* _Available data_:
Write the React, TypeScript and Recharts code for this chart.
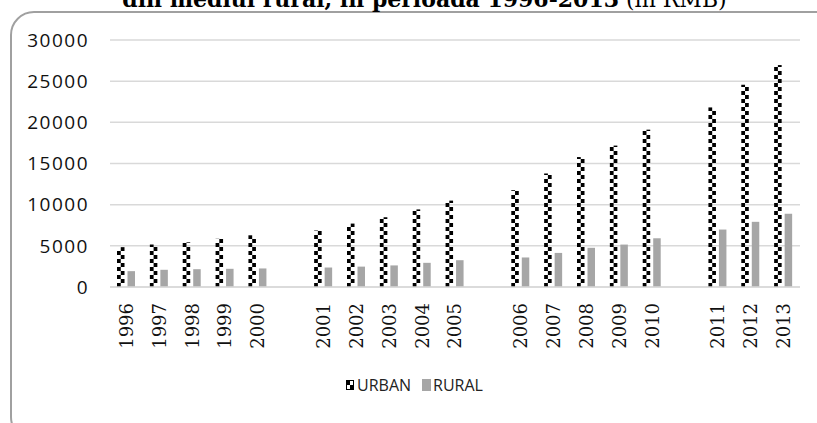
import React from 'react';
import { BarChart, Bar, XAxis, YAxis, CartesianGrid, Legend } from 'recharts';

// empty strings are the blank slots between the year groups
const categories = ['1996', '1997', '1998', '1999', '2000', '', '2001', '2002', '2003', '2004', '2005', '', '2006', '2007', '2008', '2009', '2010', '', '2011', '2012', '2013'];
const urban = [4839, 5160, 5425, 5854, 6280, null, 6860, 7703, 8472, 9422, 10493, null, 11759, 13786, 15781, 17175, 19109, null, 21810, 24565, 26955];
const rural = [1926, 2090, 2162, 2210, 2253, null, 2366, 2476, 2622, 2936, 3255, null, 3587, 4140, 4761, 5153, 5919, null, 6977, 7917, 8896];
const yTicks = [0, 5000, 10000, 15000, 20000, 25000, 30000];

const chartData = categories.map((year, i) => ({ year, urban: urban[i], rural: rural[i] }));

const RURAL_COLOR = '#a6a6a6';

// urban bars are drawn as a black/white checker column
const CheckerBar = (props: any) => {
  const { x, y, width, height } = props;
  if (!height || height <= 0) return null;
  const cell = 4;
  const half = width / 2;
  const rows = Math.ceil(height / cell);
  const cells = [];
  for (let i = 0; i < rows; i++) {
    const bottom = y + height - i * cell;
    const top = Math.max(y, bottom - cell);
    cells.push(
      <rect key={i} x={i % 2 === 0 ? x : x + half} y={top} width={half} height={bottom - top} fill="#000" />
    );
  }
  return <g>{cells}</g>;
};

const YearTick = ({ x, y, payload }: any) => {
  if (!payload.value) return null;
  return (
    <text
      transform={`translate(${x},${y}) rotate(-90)`}
      textAnchor="end"
      dy="0.36em"
      fontFamily="'DejaVu Serif'"
      fontSize={18}
      fill="#111"
    >
      {payload.value}
    </text>
  );
};

const LegendContent = () => (
  <div
    style={{
      display: 'flex',
      justifyContent: 'center',
      alignItems: 'center',
      fontFamily: "'Liberation Sans Narrow', 'Open Sans', sans-serif",
      fontSize: 16,
      color: '#222',
      lineHeight: '22px',
    }}
  >
    <svg width={8} height={10} style={{ marginRight: 3 }}>
      <rect x={0} y={0} width={4} height={5} fill="#000" />
      <rect x={4} y={5} width={4} height={5} fill="#000" />
      <rect x={0.5} y={0.5} width={7} height={9} fill="none" stroke="#000" strokeWidth={1} />
    </svg>
    <span style={{ marginRight: 11 }}>URBAN</span>
    <svg width={9} height={12} style={{ marginRight: 2 }}>
      <rect x={0} y={0} width={9} height={12} fill={RURAL_COLOR} />
    </svg>
    <span>RURAL</span>
  </div>
);

export default function App() {
  return (
    <div style={{ position: 'absolute', top: 0, left: 0, width: 817, height: 423, overflow: 'hidden', background: '#fff' }}>
      <div
        style={{
          position: 'absolute',
          top: 11,
          left: 10,
          width: 830,
          height: 430,
          border: '2px solid #a0a0a0',
          borderRadius: 24,
          boxSizing: 'border-box',
        }}
      />
      <div
        style={{
          position: 'absolute',
          top: -12,
          left: 16,
          width: 817,
          textAlign: 'center',
          fontFamily: "'DejaVu Serif', serif",
          fontSize: 22,
          lineHeight: '22px',
          whiteSpace: 'nowrap',
          color: '#000',
        }}
      >
        <b>din mediul rural, în perioada 1996-2013</b> (în RMB)
      </div>
      <div style={{ position: 'absolute', top: 0, left: 0 }}>
        <BarChart
          width={817}
          height={423}
          data={chartData}
          margin={{ top: 40, right: 17, left: 0, bottom: 66 }}
          barGap={3}
        >
          <CartesianGrid vertical={false} stroke="#d9d9d9" strokeWidth={1.5} />
          <XAxis
            dataKey="year"
            interval={0}
            height={70}
            tick={<YearTick />}
            tickLine={false}
            tickSize={0}
            tickMargin={16}
            axisLine={{ stroke: '#d9d9d9', strokeWidth: 1.5 }}
          />
          <YAxis
            width={110}
            domain={[0, 30000]}
            ticks={yTicks}
            axisLine={false}
            tickLine={false}
            tickSize={0}
            tickMargin={21}
            tick={{ fill: '#111', fontSize: 19, fontFamily: "'Open Sans'", letterSpacing: 1.5 }}
          />
          <Legend
            layout="horizontal"
            verticalAlign="middle"
            align="center"
            wrapperStyle={{ top: 374, left: 6, width: 817 }}
            content={<LegendContent />}
          />
          <Bar dataKey="urban" name="URBAN" barSize={7.5} shape={<CheckerBar />} isAnimationActive={false} />
          <Bar dataKey="rural" name="RURAL" barSize={7.5} fill={RURAL_COLOR} isAnimationActive={false} />
        </BarChart>
      </div>
    </div>
  );
}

* _Problem details_:
Whichever lines contain the string "React", select and copy them.

* _Task answer_:
Write the React, TypeScript and Recharts code for this chart.
import React from 'react';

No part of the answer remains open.